Ramona Ramdial. Photos by Jermaine Cruickshank


Ramona Ramdial

By By Afiya Butler-Ray

Ramona Ramdial has a new lease on life. Not only is she the new Member of Parliament (MP) in Couva North- a seat held by UNC founder and former Prime Minister Basdeo Panday since 1971; Ramdial is also the Parliamentary Secretary in the Ministry of Planning, Economic and Social Restoration and Gender Affairs. But for Ramdial, this new lease on life is par for the course, as she explains she would not have been able to enjoy this new status, had fate been at its most cruel eight years ago.

Eight years ago, at the age of 22, Ramdial barely survived a car accident, after she was flung through the windscreen of the vehicle she was travelling in on the Uriah Butler Highway, returning from drag races at Wallerfield.

"The vehicle was a fast one, and though we were not drag racing, we were moving very quickly, and I was sitting in the front passenger seat but not wearing my seatbelt," she said sheepishly during an interview at her constituency office in Couva North earlier this week. "The brake lights were not working on the car in front of us, and we hit."

Ramdial said she might have died that night, had the driver of the vehicle she was travelling in not swerved onto the shoulder of the Highway, preventing a 'head-on' collision. Instead, she spent the next couple years in rehabilitation, with a dislocated shoulder and severe cuts and lacerations, which made it necessary for her to undergo minor surgical operations.

Today, with maturity on her side and barely visible scars over her right eyebrow, Ramdial speaks openly about her experience.

"Thank God we have stricter laws today," she said. "I agree totally with the road laws of Trinidad and Tobago, and as a matter of fact I think we need to have more."

But this does not mean that the feisty MP who entered the field of politics as an activist campaigning against the former Government's smelter projects, does not continue to live on the wild side- legally.

"I am a tom-boy, I have always been a tom-boy, I like to be out and about," she said. "I like kayaking, dragon boat rowing, watching cricket at the oval. I absolutely love to travel, and I have been to North America and Europe... Asia is now definitely in the cards for me. I just need to find the time to do these things."

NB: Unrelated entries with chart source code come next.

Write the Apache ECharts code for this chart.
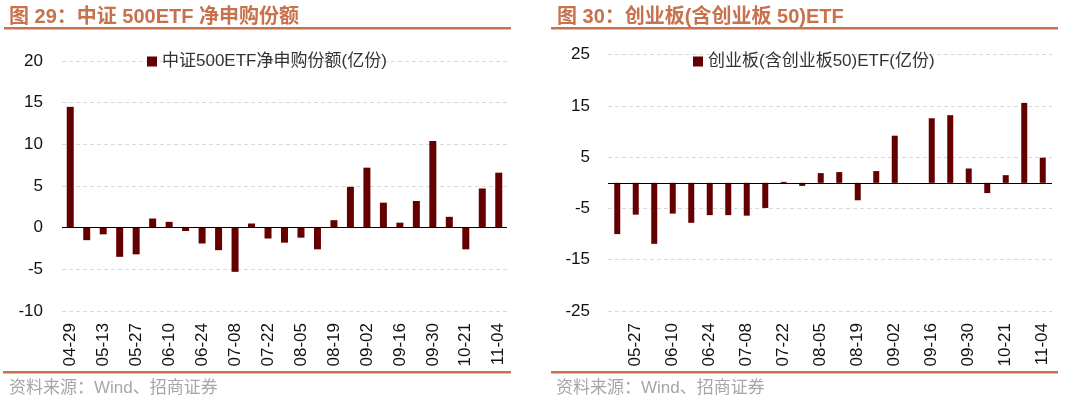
<!DOCTYPE html>
<html>
<head>
<meta charset="utf-8">
<script src="https://cdn.jsdelivr.net/npm/echarts@6/dist/echarts.min.js"></script>
<style>
html,body{margin:0;padding:0;background:#fff;}
#c{width:1080px;height:398px;}
</style>
</head>
<body>
<div id="c"></div>
<script>
// ---- data ----
const cats1 = ['04-29','05-06','05-13','05-20','05-27','06-03','06-10','06-17','06-24','07-01','07-08','07-15','07-22','07-29','08-05','08-12','08-19','08-26','09-02','09-09','09-16','09-23','09-30','10-14','10-21','10-28','11-04'];
const vals1 = [14.5,-1.5,-0.8,-3.5,-3.2,1.1,0.7,-0.4,-1.9,-2.7,-5.3,0.5,-1.3,-1.8,-1.2,-2.6,0.9,4.9,7.2,3.0,0.6,3.2,10.4,1.3,-2.6,4.7,6.6];
const cats2 = ['05-20','05-27','06-03','06-10','06-17','06-24','07-01','07-08','07-15','07-22','07-29','08-05','08-12','08-19','08-26','09-02','09-09','09-16','09-23','09-30','10-14','10-21','10-28','11-04'];
const vals2 = [-10.0,-6.2,-11.9,-6.0,-7.8,-6.3,-6.3,-6.4,-4.9,0.2,-0.6,1.9,2.1,-3.4,2.3,9.2,0,12.6,13.2,2.8,-2.0,1.5,15.6,4.9];
const yAxis1 = {min:-10, max:20, interval:5};
const yAxis2 = {min:-25, max:25, interval:5};
const name1 = '中证500ETF净申购份额(亿份)';
const name2 = '创业板(含创业板50)ETF(亿份)';
const title1 = '图 29：中证 500ETF 净申购份额';
const title2 = '图 30：创业板(含创业板 50)ETF';
const source = '资料来源：Wind、招商证券';

const FONT = '"Liberation Sans", Arial, "Noto Sans CJK SC", sans-serif';
const BAR = '#640000';
const ORANGE = '#c8714d';

const chart = echarts.init(document.getElementById('c'), null, {renderer:'canvas'});

function zeroLine(){
  return {silent:true, symbol:['none','none'], label:{show:false},
    lineStyle:{color:'#000', width:1, type:'solid'}, data:[{yAxis:0}]};
}

const option = {
  animation:false,
  textStyle:{fontFamily:FONT},
  title:[
    {text:title1, left:4, top:2, textStyle:{fontSize:20, fontWeight:'bold', color:ORANGE, fontFamily:FONT}},
    {text:title2, left:552, top:2, textStyle:{fontSize:20, fontWeight:'bold', color:ORANGE, fontFamily:FONT}},
    {text:source, left:4, top:375, textStyle:{fontSize:17, fontWeight:'normal', color:'#a6a6a6', fontFamily:FONT}},
    {text:source, left:551, top:375, textStyle:{fontSize:17, fontWeight:'normal', color:'#a6a6a6', fontFamily:FONT}}
  ],
  graphic:[
    {type:'rect', shape:{x:4, y:27, width:507, height:2.5}, style:{fill:ORANGE}},
    {type:'rect', shape:{x:551, y:27, width:507, height:2.5}, style:{fill:ORANGE}},
    {type:'rect', shape:{x:3, y:371, width:508, height:2.5}, style:{fill:ORANGE}},
    {type:'rect', shape:{x:551, y:371, width:507, height:2.5}, style:{fill:ORANGE}}
  ],
  legend:[
    {data:[name1], left:142, top:48, itemWidth:10, itemHeight:10, itemGap:5,
     textStyle:{fontSize:17, color:'#333', fontFamily:FONT}, icon:'rect'},
    {data:[name2], left:688, top:48, itemWidth:10, itemHeight:10, itemGap:5,
     textStyle:{fontSize:17, color:'#333', fontFamily:FONT}, icon:'rect'}
  ],
  grid:[
    {left:62, right:1080-507, top:61, bottom:398-311},
    {left:608, right:1080-1052, top:54.7, bottom:398-311}
  ],
  xAxis:[
    {type:'category', gridIndex:0, data:cats1,
     axisLine:{show:false, onZero:false}, axisTick:{show:false},
     axisLabel:{rotate:90, interval:1, margin:12, fontSize:17, color:'#111', fontFamily:FONT}},
    {type:'category', gridIndex:1, data:cats2,
     axisLine:{show:false, onZero:false}, axisTick:{show:false},
     axisLabel:{rotate:90, interval:(i)=> i % 2 === 1, margin:12, fontSize:17, color:'#111', fontFamily:FONT}}
  ],
  yAxis:[
    {type:'value', gridIndex:0, min:yAxis1.min, max:yAxis1.max, interval:yAxis1.interval,
     axisLine:{show:false}, axisTick:{show:false},
     axisLabel:{fontSize:17, color:'#111', margin:19, fontFamily:FONT},
     splitLine:{show:true, lineStyle:{color:'#d9d9d9', type:[4,3], width:1}}},
    {type:'value', gridIndex:1, min:yAxis2.min, max:yAxis2.max, interval:yAxis2.interval,
     axisLine:{show:false}, axisTick:{show:false},
     axisLabel:{fontSize:17, color:'#111', margin:18, fontFamily:FONT,
       formatter:(v)=> (Math.abs(v) % 10 === 5) ? String(v) : ''},
     splitLine:{show:true, lineStyle:{color:['#d9d9d9','rgba(0,0,0,0)'], type:[4,3], width:1}}}
  ],
  series:[
    {name:name1, type:'bar', xAxisIndex:0, yAxisIndex:0, data:vals1, barWidth:7,
     itemStyle:{color:BAR}, markLine:zeroLine()},
    {name:name2, type:'bar', xAxisIndex:1, yAxisIndex:1, data:vals2, barWidth:6,
     itemStyle:{color:BAR}, markLine:zeroLine()}
  ]
};
chart.setOption(option);
</script>
</body>
</html>
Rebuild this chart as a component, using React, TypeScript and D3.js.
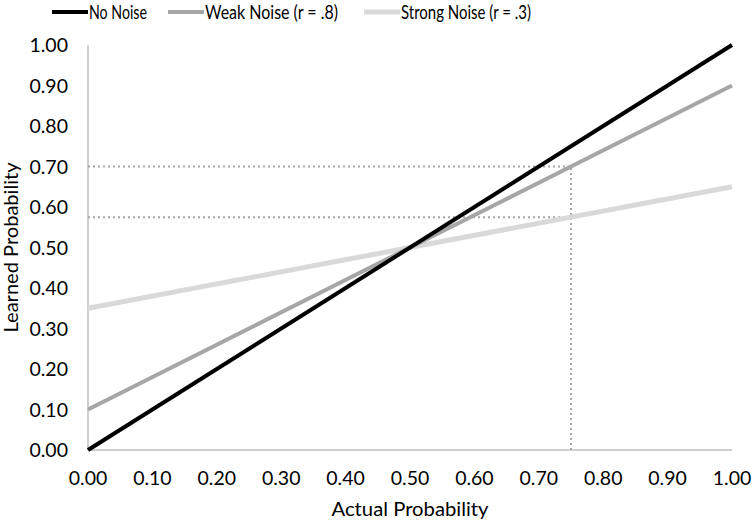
import React, { useEffect, useRef } from "react";
import * as d3 from "d3";

// data
const actualPoints = [0, 1];
const noNoise = [0, 1];
const weakNoise = [0.1, 0.9];
const strongNoise = [0.35, 0.65];
const seriesNames = ["No Noise", "Weak Noise  (r = .8)", "Strong Noise (r = .3)"];
const seriesColors = ["#000000", "#a6a6a6", "#d9d9d9"];
const seriesWidths = [4, 4, 5];
const guideX = 0.75;
const guideY = [0.7, 0.575];
const ticks = d3.range(0, 11).map((i) => i / 10);

const W = 754;
const H = 523;
const margin = { top: 45, right: 22, bottom: 73, left: 88 };
const FONT = "Lato, 'Open Sans', sans-serif";

export default function App() {
  const svgRef = useRef<SVGSVGElement>(null);

  useEffect(() => {
    if (!svgRef.current) return;
    const svg = d3.select(svgRef.current);
    svg.selectAll("*").remove();

    const innerW = W - margin.left - margin.right;
    const innerH = H - margin.top - margin.bottom;

    const x = d3.scaleLinear().domain([0, 1]).range([0, innerW]);
    const y = d3.scaleLinear().domain([0, 1]).range([innerH, 0]);

    const g = svg.append("g").attr("transform", `translate(${margin.left},${margin.top})`);

    // axis lines
    g.append("line")
      .attr("x1", 0).attr("x2", 0).attr("y1", 0).attr("y2", innerH)
      .attr("stroke", "#bfbfbf").attr("stroke-width", 1.5);
    g.append("line")
      .attr("x1", 0).attr("x2", innerW).attr("y1", innerH).attr("y2", innerH)
      .attr("stroke", "#bfbfbf").attr("stroke-width", 1.5);

    // tick labels
    g.selectAll(".ylab")
      .data(ticks)
      .enter()
      .append("text")
      .attr("x", -20)
      .attr("y", (d) => y(d))
      .attr("dy", "0.36em")
      .attr("text-anchor", "end")
      .style("font-family", FONT)
      .style("font-size", "19.5px")
      .attr("fill", "#000")
      .text((d) => d.toFixed(2));

    g.selectAll(".xlab")
      .data(ticks)
      .enter()
      .append("text")
      .attr("x", (d) => x(d))
      .attr("y", innerH + 28)
      .attr("dy", "0.36em")
      .attr("text-anchor", "middle")
      .style("font-family", FONT)
      .style("font-size", "19.5px")
      .attr("fill", "#000")
      .text((d) => d.toFixed(2));

    // guide lines
    const guideStyle = (sel: any) =>
      sel.attr("stroke", "#a6a6a6").attr("stroke-width", 2).attr("stroke-dasharray", "2,3").attr("fill", "none");
    guideY.forEach((v) => {
      g.append("line")
        .attr("x1", x(0)).attr("x2", x(guideX))
        .attr("y1", y(v)).attr("y2", y(v))
        .call(guideStyle);
    });
    g.append("line")
      .attr("x1", x(guideX)).attr("x2", x(guideX))
      .attr("y1", y(0)).attr("y2", y(d3.max(guideY) as number))
      .call(guideStyle);

    // series lines
    const series = [noNoise, weakNoise, strongNoise];
    const line = d3
      .line<number>()
      .x((_, i) => x(actualPoints[i]))
      .y((d) => y(d));
    [2, 1, 0].forEach((si) => {
      g.append("path")
        .datum(series[si])
        .attr("d", line)
        .attr("fill", "none")
        .attr("stroke", seriesColors[si])
        .attr("stroke-width", seriesWidths[si]);
    });

    // axis titles
    svg.append("text")
      .attr("x", margin.left + innerW / 2)
      .attr("y", H - 7)
      .attr("text-anchor", "middle")
      .attr("textLength", 157)
      .attr("lengthAdjust", "spacingAndGlyphs")
      .style("font-family", FONT)
      .style("font-size", "18.5px")
      .text("Actual Probability");
    svg.append("text")
      .attr("transform", `translate(12,${margin.top + innerH / 2}) rotate(-90)`)
      .attr("text-anchor", "middle")
      .attr("dy", "0.35em")
      .attr("textLength", 170)
      .attr("lengthAdjust", "spacingAndGlyphs")
      .style("font-family", FONT)
      .style("font-size", "18.5px")
      .text("Learned Probability");

    // legend
    const legendX = [52, 168, 364];
    const legendLen = [58, 133, 130];
    seriesNames.forEach((name, i) => {
      const lg = svg.append("g").attr("transform", `translate(${legendX[i]},12)`);
      lg.append("line")
        .attr("x1", 0).attr("x2", 36).attr("y1", 0).attr("y2", 0)
        .attr("stroke", seriesColors[i])
        .attr("stroke-width", seriesWidths[i]);
      lg.append("text")
        .attr("x", 37)
        .attr("y", 0)
        .attr("dy", "0.36em")
        .attr("textLength", legendLen[i])
        .attr("lengthAdjust", "spacingAndGlyphs")
        .style("font-family", FONT)
        .style("font-size", "19.5px")
        .text(name);
    });
  }, []);

  return (
    <svg
      ref={svgRef}
      width={W}
      height={H}
      style={{ position: "absolute", left: 0, top: 0, background: "#fff" }}
    />
  );
}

Ramdial, the daughter of a retired school principal and a home-maker, and the eldest of four siblings, hails from Warren Road, Bejucal in Central Trinidad. Though she was actively involved in anti-smelter campaigns before, her name began appearing in national headlines earlier this year when she campaigned alongside UNC political leader and Prime Minister Kamla Persad Bissessar during the UNC internal elections. Before that she was a geography teacher, teaching fourth and fifth form students at the Vishnu Boys' Hindu College. And though she had not set out for a life in politics- ("No child ever really sets out to become a politician"), Ramdial says that those around her always told her that she would end up in public life.

"My big mouth was a major factor," she explained with a laugh. "I have always been outspoken and strong willed, and I have always been able to use words well... to manipulate with my words like a true politician."

But while she jested about manipulation, Ramdial, who holds a BSc in Environmental and Natural Resources Management and Geography believes her life in office involves much more than twisting words.

"As a young politician, I have a lot of ideologies," she said. "I realized at a community level that things weren't getting done the way that we wanted. We were just hitting walls and people were dissatisfied. I felt that getting into national politics would give me the leverage to make a change. So it just evolved. Today I am elected to serve, and I am under the scrutiny of the media, my family, my party, forces in opposition, social groups- everyone. I think I just need to be focused now and pursue the goals that I have set for myself in office."

She feels that her focus on the environment and has already paid dividends.

"Our Government has said that there would be no smelter," she said with a smile.

And, in a not so veiled shot at the former Prime Minister, Ramdial said, "As a politician, one must be careful of the people around. Sometimes, the people we rely on to support us will betray us, because many times they are around you because they want something for themselves. Politicians on the whole need to be mindful of who they have around them constantly. Manning? I think he got lost in it all."

So how does she intend to safeguard herself?

"I intend to keep people around me with my views, goals and ideas," she said. "Further, I intend to draw on the value systems my parents taught me of discipline and structure. My dad has always been a disciplinarian and he has always taught us that though you can't cater for every event, you can always have a plan."

So what's on the cards in the Ministry of Planning, Economic and Social Restoration and Gender Affairs?

"Well, as it relates to Gender Affairs we are looking at incorporating gender affairs into the laws of Trinidad and Tobago and preparing legislation that people would have to abide by as opposed to the conventions that are currently in existence. As it relates to Planning, Economic and Social Restoration, we are looking first and foremost at the workers and providing skill based training as we seek to restructure, develop and reform all the Government Ministries."